= Task directions =
All of the data should be output character for character, except the pictures.

= Data shown =
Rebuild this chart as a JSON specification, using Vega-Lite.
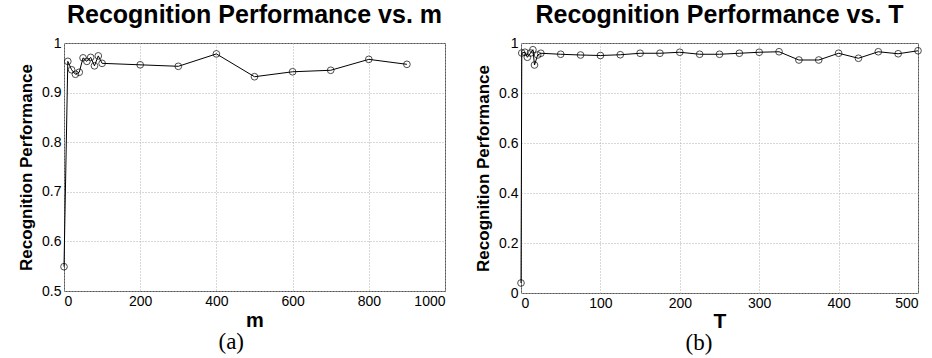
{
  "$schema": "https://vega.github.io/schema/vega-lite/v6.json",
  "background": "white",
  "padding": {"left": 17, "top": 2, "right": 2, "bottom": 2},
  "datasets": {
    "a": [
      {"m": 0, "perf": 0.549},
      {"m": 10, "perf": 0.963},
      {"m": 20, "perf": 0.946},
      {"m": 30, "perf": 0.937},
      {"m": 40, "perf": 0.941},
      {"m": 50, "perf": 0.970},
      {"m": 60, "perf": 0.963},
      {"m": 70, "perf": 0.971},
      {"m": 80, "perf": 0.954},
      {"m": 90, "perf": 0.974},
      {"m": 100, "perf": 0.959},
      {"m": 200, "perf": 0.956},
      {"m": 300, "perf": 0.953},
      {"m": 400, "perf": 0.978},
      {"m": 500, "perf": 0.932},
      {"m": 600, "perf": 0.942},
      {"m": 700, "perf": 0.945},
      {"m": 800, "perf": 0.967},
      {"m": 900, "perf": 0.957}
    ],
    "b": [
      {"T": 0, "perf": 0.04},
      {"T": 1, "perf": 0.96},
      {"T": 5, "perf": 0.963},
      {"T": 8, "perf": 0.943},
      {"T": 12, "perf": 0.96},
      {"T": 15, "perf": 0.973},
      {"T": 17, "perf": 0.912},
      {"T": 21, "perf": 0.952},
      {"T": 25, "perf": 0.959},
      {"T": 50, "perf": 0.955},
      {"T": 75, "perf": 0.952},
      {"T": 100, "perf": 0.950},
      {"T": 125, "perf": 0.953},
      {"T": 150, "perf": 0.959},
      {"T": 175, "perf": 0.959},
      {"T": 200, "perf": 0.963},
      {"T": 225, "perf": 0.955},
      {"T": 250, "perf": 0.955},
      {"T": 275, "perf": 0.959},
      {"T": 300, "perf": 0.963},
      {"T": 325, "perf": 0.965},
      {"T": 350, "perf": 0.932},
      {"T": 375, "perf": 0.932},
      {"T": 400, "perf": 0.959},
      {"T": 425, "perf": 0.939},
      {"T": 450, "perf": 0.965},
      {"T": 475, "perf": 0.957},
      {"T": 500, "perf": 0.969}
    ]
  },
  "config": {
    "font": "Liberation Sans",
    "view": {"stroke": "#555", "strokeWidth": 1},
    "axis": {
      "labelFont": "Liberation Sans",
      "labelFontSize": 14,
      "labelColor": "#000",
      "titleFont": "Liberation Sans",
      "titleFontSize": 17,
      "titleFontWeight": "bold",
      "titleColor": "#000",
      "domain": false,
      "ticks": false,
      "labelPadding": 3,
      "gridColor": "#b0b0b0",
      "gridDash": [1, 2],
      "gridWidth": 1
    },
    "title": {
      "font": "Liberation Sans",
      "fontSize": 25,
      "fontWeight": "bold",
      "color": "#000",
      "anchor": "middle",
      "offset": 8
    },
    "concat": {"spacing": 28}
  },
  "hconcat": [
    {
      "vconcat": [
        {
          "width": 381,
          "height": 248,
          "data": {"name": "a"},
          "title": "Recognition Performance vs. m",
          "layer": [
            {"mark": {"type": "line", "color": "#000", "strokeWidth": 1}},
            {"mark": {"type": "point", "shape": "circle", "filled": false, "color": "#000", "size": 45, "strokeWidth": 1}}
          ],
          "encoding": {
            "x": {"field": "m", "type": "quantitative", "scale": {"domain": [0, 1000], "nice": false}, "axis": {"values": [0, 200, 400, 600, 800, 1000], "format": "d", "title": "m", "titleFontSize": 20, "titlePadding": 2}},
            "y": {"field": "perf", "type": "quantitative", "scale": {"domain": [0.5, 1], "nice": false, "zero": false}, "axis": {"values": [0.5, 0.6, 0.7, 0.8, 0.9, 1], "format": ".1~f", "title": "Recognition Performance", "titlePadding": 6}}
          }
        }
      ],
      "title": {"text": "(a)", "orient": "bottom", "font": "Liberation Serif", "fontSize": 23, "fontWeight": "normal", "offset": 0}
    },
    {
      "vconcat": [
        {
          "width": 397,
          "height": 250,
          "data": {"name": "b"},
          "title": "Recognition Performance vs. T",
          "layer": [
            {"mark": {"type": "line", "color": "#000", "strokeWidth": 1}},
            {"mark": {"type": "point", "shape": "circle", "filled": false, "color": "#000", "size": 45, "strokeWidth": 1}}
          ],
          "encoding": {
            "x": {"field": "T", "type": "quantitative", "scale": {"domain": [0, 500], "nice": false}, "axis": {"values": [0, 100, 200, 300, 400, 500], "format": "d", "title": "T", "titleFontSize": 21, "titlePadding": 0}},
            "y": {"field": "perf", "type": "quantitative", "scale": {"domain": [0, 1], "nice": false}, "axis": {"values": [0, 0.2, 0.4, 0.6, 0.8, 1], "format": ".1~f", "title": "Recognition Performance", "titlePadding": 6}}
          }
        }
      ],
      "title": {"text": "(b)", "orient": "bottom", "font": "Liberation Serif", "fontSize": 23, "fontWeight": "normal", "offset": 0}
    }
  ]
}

= Task solution =
Rebuild this chart as a JSON specification, using Vega-Lite.
{
  "$schema": "https://vega.github.io/schema/vega-lite/v6.json",
  "background": "white",
  "padding": {"left": 17, "top": 2, "right": 2, "bottom": 2},
  "datasets": {
    "a": [
      {"m": 0, "perf": 0.549},
      {"m": 10, "perf": 0.963},
      {"m": 20, "perf": 0.946},
      {"m": 30, "perf": 0.937},
      {"m": 40, "perf": 0.941},
      {"m": 50, "perf": 0.970},
      {"m": 60, "perf": 0.963},
      {"m": 70, "perf": 0.971},
      {"m": 80, "perf": 0.954},
      {"m": 90, "perf": 0.974},
      {"m": 100, "perf": 0.959},
      {"m": 200, "perf": 0.956},
      {"m": 300, "perf": 0.953},
      {"m": 400, "perf": 0.978},
      {"m": 500, "perf": 0.932},
      {"m": 600, "perf": 0.942},
      {"m": 700, "perf": 0.945},
      {"m": 800, "perf": 0.967},
      {"m": 900, "perf": 0.957}
    ],
    "b": [
      {"T": 0, "perf": 0.04},
      {"T": 1, "perf": 0.96},
      {"T": 5, "perf": 0.963},
      {"T": 8, "perf": 0.943},
      {"T": 12, "perf": 0.96},
      {"T": 15, "perf": 0.973},
      {"T": 17, "perf": 0.912},
      {"T": 21, "perf": 0.952},
      {"T": 25, "perf": 0.959},
      {"T": 50, "perf": 0.955},
      {"T": 75, "perf": 0.952},
      {"T": 100, "perf": 0.950},
      {"T": 125, "perf": 0.953},
      {"T": 150, "perf": 0.959},
      {"T": 175, "perf": 0.959},
      {"T": 200, "perf": 0.963},
      {"T": 225, "perf": 0.955},
      {"T": 250, "perf": 0.955},
      {"T": 275, "perf": 0.959},
      {"T": 300, "perf": 0.963},
      {"T": 325, "perf": 0.965},
      {"T": 350, "perf": 0.932},
      {"T": 375, "perf": 0.932},
      {"T": 400, "perf": 0.959},
      {"T": 425, "perf": 0.939},
      {"T": 450, "perf": 0.965},
      {"T": 475, "perf": 0.957},
      {"T": 500, "perf": 0.969}
    ]
  },
  "config": {
    "font": "Liberation Sans",
    "view": {"stroke": "#555", "strokeWidth": 1},
    "axis": {
      "labelFont": "Liberation Sans",
      "labelFontSize": 14,
      "labelColor": "#000",
      "titleFont": "Liberation Sans",
      "titleFontSize": 17,
      "titleFontWeight": "bold",
      "titleColor": "#000",
      "domain": false,
      "ticks": false,
      "labelPadding": 3,
      "gridColor": "#b0b0b0",
      "gridDash": [1, 2],
      "gridWidth": 1
    },
    "title": {
      "font": "Liberation Sans",
      "fontSize": 25,
      "fontWeight": "bold",
      "color": "#000",
      "anchor": "middle",
      "offset": 8
    },
    "concat": {"spacing": 28}
  },
  "hconcat": [
    {
      "vconcat": [
        {
          "width": 381,
          "height": 248,
          "data": {"name": "a"},
          "title": "Recognition Performance vs. m",
          "layer": [
            {"mark": {"type": "line", "color": "#000", "strokeWidth": 1}},
            {"mark": {"type": "point", "shape": "circle", "filled": false, "color": "#000", "size": 45, "strokeWidth": 1}}
          ],
          "encoding": {
            "x": {"field": "m", "type": "quantitative", "scale": {"domain": [0, 1000], "nice": false}, "axis": {"values": [0, 200, 400, 600, 800, 1000], "format": "d", "title": "m", "titleFontSize": 20, "titlePadding": 2}},
            "y": {"field": "perf", "type": "quantitative", "scale": {"domain": [0.5, 1], "nice": false, "zero": false}, "axis": {"values": [0.5, 0.6, 0.7, 0.8, 0.9, 1], "format": ".1~f", "title": "Recognition Performance", "titlePadding": 6}}
          }
        }
      ],
      "title": {"text": "(a)", "orient": "bottom", "font": "Liberation Serif", "fontSize": 23, "fontWeight": "normal", "offset": 0}
    },
    {
      "vconcat": [
        {
          "width": 397,
          "height": 250,
          "data": {"name": "b"},
          "title": "Recognition Performance vs. T",
          "layer": [
            {"mark": {"type": "line", "color": "#000", "strokeWidth": 1}},
            {"mark": {"type": "point", "shape": "circle", "filled": false, "color": "#000", "size": 45, "strokeWidth": 1}}
          ],
          "encoding": {
            "x": {"field": "T", "type": "quantitative", "scale": {"domain": [0, 500], "nice": false}, "axis": {"values": [0, 100, 200, 300, 400, 500], "format": "d", "title": "T", "titleFontSize": 21, "titlePadding": 0}},
            "y": {"field": "perf", "type": "quantitative", "scale": {"domain": [0, 1], "nice": false}, "axis": {"values": [0, 0.2, 0.4, 0.6, 0.8, 1], "format": ".1~f", "title": "Recognition Performance", "titlePadding": 6}}
          }
        }
      ],
      "title": {"text": "(b)", "orient": "bottom", "font": "Liberation Serif", "fontSize": 23, "fontWeight": "normal", "offset": 0}
    }
  ]
}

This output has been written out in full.